Ahlulbayt TV
- Country: United Kingdom
- Broadcast area: Ireland, United States, Africa, Middle East, Australia
- Headquarters: London

Programming
- Language: English

History
- Launched: 17 August 2009

Links
- Website: ahlulbayt.co.uk

Availability

Streaming media
- Live Webcast: ahlulbayt.co.uk/live

= Ahlulbayt TV =

British Shia Muslim TV channel

Ahlulbayt Television Network is the first exclusively English-language Shia Islamic television channel. The channel was launched with much fanfare on Sky in the UK on 17 August 2009 and two months later on the Galaxy 19 platform covering North America from its London headquarters. A few months into its operations it also expanded to Atlantic Bird 4A (Nilesat) which covers the Middle East and North Africa. The channel now broadcasts by satellite only from Astra 2G at 28.2°E

The nonprofit religious channel, whose name is Arabic for the 'Holy Household', referring to Ahl al-Bayt, the progeny of the Islamic prophet, Muhammad, is staffed by British professionals from various backgrounds. In an interview in 2004 with a Kuwaiti magazine, Sayed Mahdi al-Modarresi had announced his hopes to launch the channel to "show the true, undistorted nature of Islam and Islamic civilization to the West".

Ahlulbayt TV frequently features prominent Shia Muslims scholars and intellectuals including Sayed Fadhel Milani, Sayed Mahdi Modarresi, Sayed Mustafa Qazwini, Sayed Mohammad Rizvi, Sayed Mohammed Mousawi, Rebecca Masterton, Zahra Al Alawi, Amina Inloes, as well as others, and also broadcast live video feeds from the Holy City of Karbala.
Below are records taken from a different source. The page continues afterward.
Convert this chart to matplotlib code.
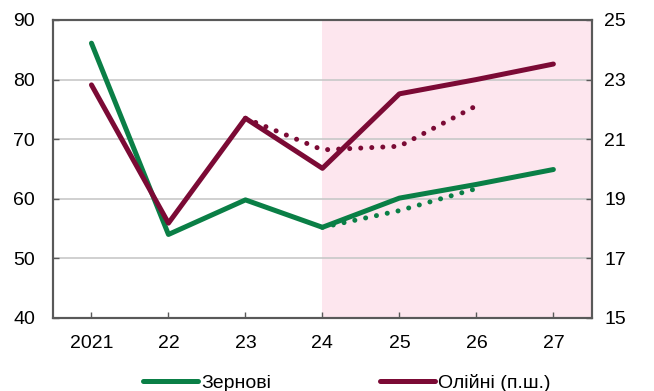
import numpy as np
import matplotlib.pyplot as plt
from matplotlib.lines import Line2D

plt.rcParams['font.family'] = ['Liberation Sans', 'DejaVu Sans']

years = ['2021', '22', '23', '24', '25', '26', '27']

# Зернові, left axis
grain = [86.1, 54.0, 59.8, 55.2, 60.1, 62.4, 64.9]
grain_prev = [55.2, 58.0, 61.7]          # previous forecast, 24-26
# Олійні, right axis (п.ш.)
oil = [22.82, 18.18, 21.7, 20.02, 22.52, 23.0, 23.52]
oil_prev = [21.7, 20.64, 20.76, 22.12]   # previous forecast, 23-26

green = '#0a7f46'
wine = '#7b0a35'
pink = '#fde6ee'
grey = '#595959'
fs = 14

fig = plt.figure(figsize=(6.54, 3.91), dpi=100)
ax = fig.add_axes([0.081, 0.187, 0.824, 0.762])
ax2 = ax.twinx()

x = np.arange(len(years))
ax.axvspan(3, 6.5, color=pink, lw=0, zorder=0)

ax.plot(x, grain, color=green, lw=3.6, solid_capstyle='round', zorder=3)
ax.plot(x[3:6], grain_prev, color=green, lw=3.6, ls=(0, (0.01, 2.2)),
        dash_capstyle='round', zorder=3)
ax2.plot(x, oil, color=wine, lw=3.6, solid_capstyle='round', zorder=3)
ax2.plot(x[2:6], oil_prev, color=wine, lw=3.6, ls=(0, (0.01, 2.2)),
         dash_capstyle='round', zorder=3)

ax.set_xlim(-0.5, 6.5)
ax.set_ylim(40, 90)
ax.set_yticks(range(40, 91, 10))
ax2.set_ylim(15, 25)
ax2.set_yticks(range(15, 26, 2))
ax.set_xticks(x)
ax.set_xticklabels(years)

ax.grid(axis='y', color='#c8c8c8', lw=1.2, zorder=1)
ax.set_axisbelow(True)

for a in (ax, ax2):
    for s in a.spines.values():
        s.set_color(grey)
        s.set_linewidth(1.5)
ax.tick_params(axis='x', direction='in', length=4, width=1, color=grey,
               labelsize=fs, pad=12)
ax.tick_params(axis='y', direction='in', length=4, width=1, color=grey,
               labelsize=fs, pad=13)
ax2.tick_params(axis='y', direction='in', length=4, width=1, color=grey,
                labelsize=fs, pad=9)

handles = [Line2D([], [], color=green, lw=3.6, solid_capstyle='round'),
           Line2D([], [], color=wine, lw=3.6, solid_capstyle='round')]
fig.legend(handles, ['Зернові', 'Олійні (п.ш.)'], loc='center',
           bbox_to_anchor=(0.53, 0.02), ncol=2, frameon=False,
           fontsize=fs, handlelength=2.85, handletextpad=0.15,
           columnspacing=5.6, borderpad=0)

fig.savefig('out.png', dpi=100)
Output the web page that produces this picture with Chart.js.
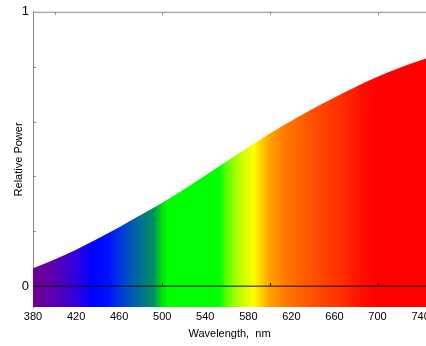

The network's line-up includes several live call-in shows featuring guests who are invited to discuss religious and social matters. The channel, which seems to enjoy great popularity amongst Western-born Muslim youths, was also featured in Shelina Janmohamed's book Generation M: Young Muslims Changing the World. The channel preaches moderation and has several shows dedicated to women, presented by females from various backgrounds. "Reverts World" is also a weekly show dedicated to highlighting the challenges faced by converts. Its stated aim is to "serve the new generation of Muslims living in the West, addressing contemporary issues through cutting-edge programming and world-class shows"

In early 2010 the channel launched its on-screen news ticker which frequently condemned "terrorist attacks" and extremist statements. To refocus the channel towards its religious and cultural ethos, the news ticker has since been taken down.

The channel's financial backing comes from viewers' donations and frequently asks viewers to partner with it in addition to ads and sponsorships.